L’homme derrière la légende. Neil Armstrong, on le sait, est le premier homme à avoir posé le pied sur la lune le 21 juillet 1969. First Man raconte son histoire.
Après le succès planétaire de La La land, on attendait impatiemment le nouveau film du duo Damien Chazelle / Ryan Gosling. On le retrouve dans un biopic hollywoodien, loin de la comédie musicale qui leur valut quatorze nominations – et six statuettes – aux derniers Oscars. Mais que ceux qui ont, comme moi, adoré La La land ou ceux qui, à mon plus grand étonnement, ne l’ont pas aimé aillent voir sans idées préconçues First Man : ce film-ci n’a pas grand chose à voir avec celui-là.
La conquête de l’espace a déjà donné lieu à plusieurs films remarquables. Le meilleur est sans doute L’Étoffe des héros de Philip Kaufman (1983) qui en raconte les premiers développements, avant le programme Apollo. Le plus patriotique est sans hésitation Apollo 13 de Ron Howard (1995). Le parti pris retenu par Damien Chazelle est tout autre, sans qu’il soit évident de le rattacher à notre époque et à l’image qu’elle porterait sur cette page glorieuse de l’histoire américaine : il est profondément anti-héroïque.
Ryan Gosling, comme à son habitude, affiche la mine renfrognée qui constitue sa marque de fabrique sans qu’on parvienne à décider s’il s’agit du degré zéro du jeu d’acteur ou au contraire de la preuve éclatante de son talent. Il ne sourit jamais, ne prononce pas un mot, vit sa vie à travers la visière de son casque d’astronaute ou de la vitre qui le sépare de son épouse – dont on apprendra, en allant chercher sur Wikipedia pour confirmer une intuition suscitée par la dernière scène du film, qu’il divorcera quelques années plus tard. Cette profonde mélancolie a une cause que les premières scènes du film éclairent : Neil a perdu sa petite fille, Karen, avant ses trois ans, victime d’une tumeur au cerveau.
Mais contrairement à son titre et à son affiche, First man raconte au moins autant la vie de Neil Armstrong qu’il ne fait l’histoire des programmes Gemini et Apollo. Il raconte trop rapidement la course que se livraient les États-Unis et l’URSS. Il ne dit pas un mot des enjeux scientifiques. Il évoque trop brièvement les critiques que ce programme dispendieux a suscitées, à l’heure où l’argent manquait pour assainir New York ou traiter efficacement la question raciale.

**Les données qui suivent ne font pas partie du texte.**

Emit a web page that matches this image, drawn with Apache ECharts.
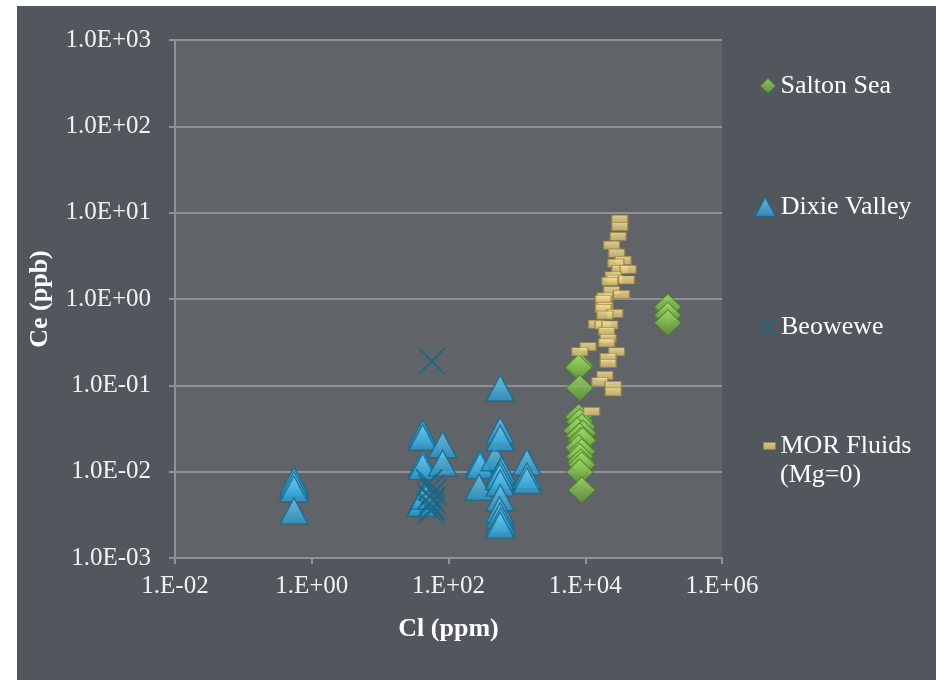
<!DOCTYPE html>
<html>
<head>
<meta charset="utf-8">
<script src="https://cdn.jsdelivr.net/npm/echarts@6/dist/echarts.min.js"></script>
<style>
  html, body { margin: 0; padding: 0; background: #ffffff; }
  #chart { width: 936px; height: 680px; }
</style>
</head>
<body>
<div id="chart"></div>
<script>
// Cl (ppm) vs Ce (ppb), both log scale
const saltonSea = [
  [8300, 0.17], [8000, 0.16], [8300, 0.093],
  [8000, 0.043], [8300, 0.038], [8900, 0.033], [7600, 0.030], [9200, 0.028],
  [8300, 0.026], [8600, 0.023], [9200, 0.023], [8000, 0.019], [8900, 0.017],
  [8300, 0.015], [8600, 0.013], [8900, 0.012], [8300, 0.0099], [8900, 0.0061],
  [161000, 0.81], [161000, 0.65], [161000, 0.53],
];
const dixieValley = [
  [0.55, 0.0079], [0.55, 0.0071], [0.55, 0.0063], [0.55, 0.0035],
  [42, 0.028], [42, 0.025], [42, 0.0126], [42, 0.0115], [42, 0.0047], [40, 0.0043], [45, 0.0052],
  [82, 0.0205], [82, 0.0126],
  [290, 0.0129], [290, 0.0118], [280, 0.0066],
  [480, 0.0145],
  [570, 0.093], [570, 0.030], [570, 0.0245], [600, 0.0105], [570, 0.0098], [560, 0.0088],
  [570, 0.0074], [570, 0.0050], [560, 0.0036], [570, 0.0031], [580, 0.0027], [570, 0.0024],
  [1400, 0.0129], [1400, 0.0089], [1400, 0.0079],
];
const beowewe = [
  [57, 0.19],
  [52, 0.0075], [56, 0.0065], [60, 0.0058], [54, 0.0052], [58, 0.0047],
  [55, 0.0042], [57, 0.0038], [56, 0.0035],
];
const morFluids = [
  [32000, 8.4], [32000, 6.9], [30300, 5.3], [24300, 4.2], [28700, 3.4], [35800, 2.8],
  [28000, 2.6], [32000, 2.2], [42400, 2.2], [25600, 1.85], [27100, 1.7], [40200, 1.66],
  [22900, 1.6], [24300, 1.25], [33900, 1.13], [19400, 1.06], [18300, 0.98], [19400, 0.82],
  [18300, 0.78], [27100, 0.68], [19400, 0.65], [14600, 0.51], [18300, 0.50], [22900, 0.50],
  [20500, 0.42], [21600, 0.35], [20500, 0.31], [11000, 0.28], [8300, 0.245], [28700, 0.245],
  [21600, 0.21], [21600, 0.18], [19400, 0.13], [16300, 0.11], [25600, 0.10], [25600, 0.084],
  [12400, 0.050],
];

const FONT = "Liberation Serif";
const gridClr = "#8f9195";

const grad = (top, bottom) => ({
  type: "linear", x: 0, y: 0, x2: 0, y2: 1,
  colorStops: [{ offset: 0, color: top }, { offset: 1, color: bottom }],
});

const expStr = v => {
  const e = Math.round(Math.log10(v));
  return (e < 0 ? "-" : "+") + String(Math.abs(e)).padStart(2, "0");
};

const styles = {
  salton: { color: grad("#a6dc70", "#5c9a2e"), borderColor: "#4a7d24", borderWidth: 1 },
  dixie:  { color: grad("#72cdf2", "#2896cc"), borderColor: "#17698f", borderWidth: 1.5 },
  beo:    { color: "rgba(0,0,0,0)", borderColor: "#1a6788", borderWidth: 2 },
  mor:    { color: grad("#f7e7a8", "#d6b964"), borderColor: "#9e823c", borderWidth: 1 },
};
const crossPath = "path://M0,0L10,10M10,0L0,10";

const legendBase = {
  orient: "vertical", padding: 0,
  textStyle: { fontFamily: FONT, fontSize: 26, color: "#ffffff", lineHeight: 30 },
};

const chart = echarts.init(document.getElementById("chart"));
chart.setOption({
  animation: false,
  backgroundColor: "#ffffff",
  graphic: [
    { type: "rect", z: -10, shape: { x: 17, y: 6, width: 919, height: 674 }, style: { fill: "#52565d" } },
    { type: "text", left: 780, top: 462, style: { text: "(Mg=0)", font: `26px "${FONT}"`, fill: "#ffffff" } },
  ],
  grid: {
    left: 175, right: 214, top: 40, bottom: 122,
    show: true, backgroundColor: "#606368", borderWidth: 0,
  },
  legend: [
    { ...legendBase, left: 760, top: 71, itemWidth: 15, itemHeight: 15,
      data: [{ name: "Salton Sea", icon: "diamond", itemStyle: styles.salton }] },
    { ...legendBase, left: 754, top: 192, itemWidth: 21, itemHeight: 19,
      data: [{ name: "Dixie Valley", icon: "triangle", itemStyle: styles.dixie }] },
    { ...legendBase, left: 758, top: 312, itemWidth: 17, itemHeight: 17,
      data: [{ name: "Beowewe", icon: crossPath, itemStyle: styles.beo }] },
    { ...legendBase, left: 763, top: 431, itemWidth: 12, itemHeight: 7,
      data: [{ name: "MOR Fluids", icon: "rect", itemStyle: styles.mor }] },
  ],
  xAxis: {
    type: "log", logBase: 10, min: 0.01, max: 1e6, interval: 2,
    name: "Cl (ppm)", nameLocation: "middle", nameGap: 58,
    nameTextStyle: { fontFamily: FONT, fontSize: 26, fontWeight: "bold", color: "#ffffff" },
    axisLine: { show: true, lineStyle: { color: gridClr, width: 2 } },
    axisTick: { show: true, length: 6, lineStyle: { color: gridClr, width: 2 } },
    minorTick: { show: false },
    splitLine: { show: false },
    axisLabel: {
      margin: 16, fontFamily: FONT, fontSize: 25, color: "#f2f2f2",
      formatter: v => "1.E" + expStr(v),
    },
  },
  yAxis: {
    type: "log", logBase: 10, min: 0.001, max: 1000, interval: 1,
    name: "Ce (ppb)", nameLocation: "middle", nameGap: 122,
    nameTextStyle: { fontFamily: FONT, fontSize: 26, fontWeight: "bold", color: "#ffffff" },
    axisLine: { show: true, lineStyle: { color: gridClr, width: 2 } },
    axisTick: { show: true, length: 6, lineStyle: { color: gridClr, width: 2 } },
    splitLine: { show: true, lineStyle: { color: gridClr, width: 2 } },
    axisLabel: {
      margin: 24, fontFamily: FONT, fontSize: 25, color: "#f2f2f2",
      formatter: v => "1.0E" + expStr(v),
    },
  },
  series: [
    { name: "Salton Sea", type: "scatter", data: saltonSea, symbol: "diamond",
      symbolSize: [27, 26], itemStyle: styles.salton },
    { name: "Dixie Valley", type: "scatter", data: dixieValley, symbol: "triangle",
      symbolSize: [28, 26], itemStyle: styles.dixie },
    { name: "Beowewe", type: "scatter", data: beowewe, symbol: crossPath,
      symbolSize: 26, itemStyle: styles.beo },
    { name: "MOR Fluids", type: "scatter", data: morFluids, symbol: "rect",
      symbolSize: [16, 8], itemStyle: styles.mor },
  ],
});
</script>
</body>
</html>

Son parti pris est de nous montrer, pour mieux nous les faire partager, les dangers et la précarité de ces expéditions. Filmées en caméra subjective, depuis l’intérieur de la carlingue effroyablement exigüe et terriblement claustrophobique, elles sont l’occasion des meilleures scènes du film, même si leur répétition finit par lasser. La fusée tremble, les aiguilles s’affolent, les commandes ne répondent plus, l’oxygène vient à manquer, la navette part en vrilles… what else ?
Le problème de ces séquences est qu’on sait par avance comment elles vont finir. Si Neil Armstrong est dans l’habitacle, on sait qu’il survivra. En revanche, s’il n’y est pas, ses camarades astronautes ont de quoi se faire du souci. Autre problème : la construction du film qui laisse la portion congrue à la mission Apollo 11. Elle est expédiée en une vingtaine de minutes, alors qu’on l’attendait depuis la première image. Et, si on nous a expliqué que l’opération la plus délicate de la mission serait, au retour, le rendez-vous en orbite lunaire du LEM et de Columbia, First man ne le filme même pas, faute d’avoir déjà épuisé tout son carburant.
On sort de First Man à moitié convaincu. On a eu pour son argent de sensations fortes et de paumes moites. Mais on est bien loin de l’enthousiasme suscité par La La Land et par L’Étoffe des héros.